BY EMILY MIBACH
Daily Post Staff Writer
An eighth-of-a-cent sales tax that would bring $100 million a year to Caltrain would win on the November ballot if there is no opposition campaign, according to a poll of likely voters.
If everything goes Caltrain’s way, the tax would be approved by 69.8% of likely voters polled, EMC Research pollster Ruth Bernstein told a subcommittee of the Caltrain board on Wednesday (June 24).
This would include the tax having a privately funded campaign that points out that expanding Caltrain services would take many cars off Highway 101, Interstate 280 and El Camino Real. The campaign would also highlight that Caltrain could begin to operate at more of a BART-like frequency, making it more convenient to take the train, if it has its own revenue source.
However, support for the tax drops to 58.8% if there is an opposition campaign that argues that the area can’t afford the tax because of the COVID-19 crisis, questions the health and safety of public transportation and points out that tech workers are moving to telecommuting.
Sales tax measures such as this one must be approved by two-thirds, or 66.7%, of voters in Santa Clara, San Mateo and San Francisco counties.

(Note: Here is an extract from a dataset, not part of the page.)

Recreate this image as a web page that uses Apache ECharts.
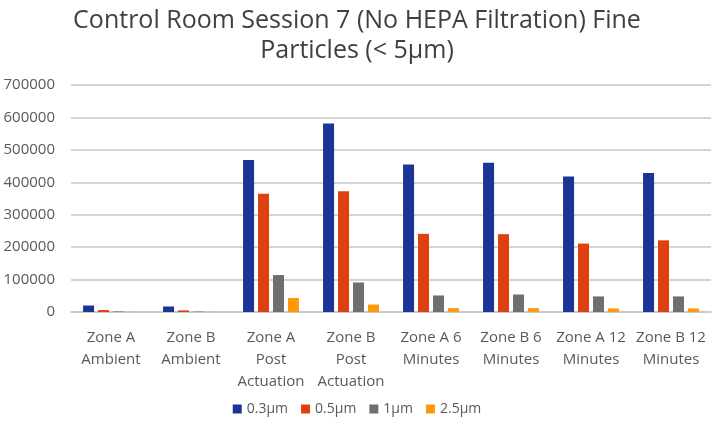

For this tax to get on the ballot, it must be approved by the boards of supervisors in all three counties and the transit agencies in each county. So far, only SamTrans and San Mateo County’s supervisors have approved the measure. The rest are supposed to vote on giving Caltrain permission to go forward with the measure next month. Caltrain’s board will then have to decide before Aug. 7 whether to put the measure on the ballot.
The tax would give $100 million a year to Caltrain, which has a $155.7 million operating budget. Of that, $106 million comes from fares and $29.9 million from the three counties. The $100 million would replace the $29.9 million, resulting in about $70 million in additional revenue.
Caltrain has said it would use the $70 million to add more trains in each direction.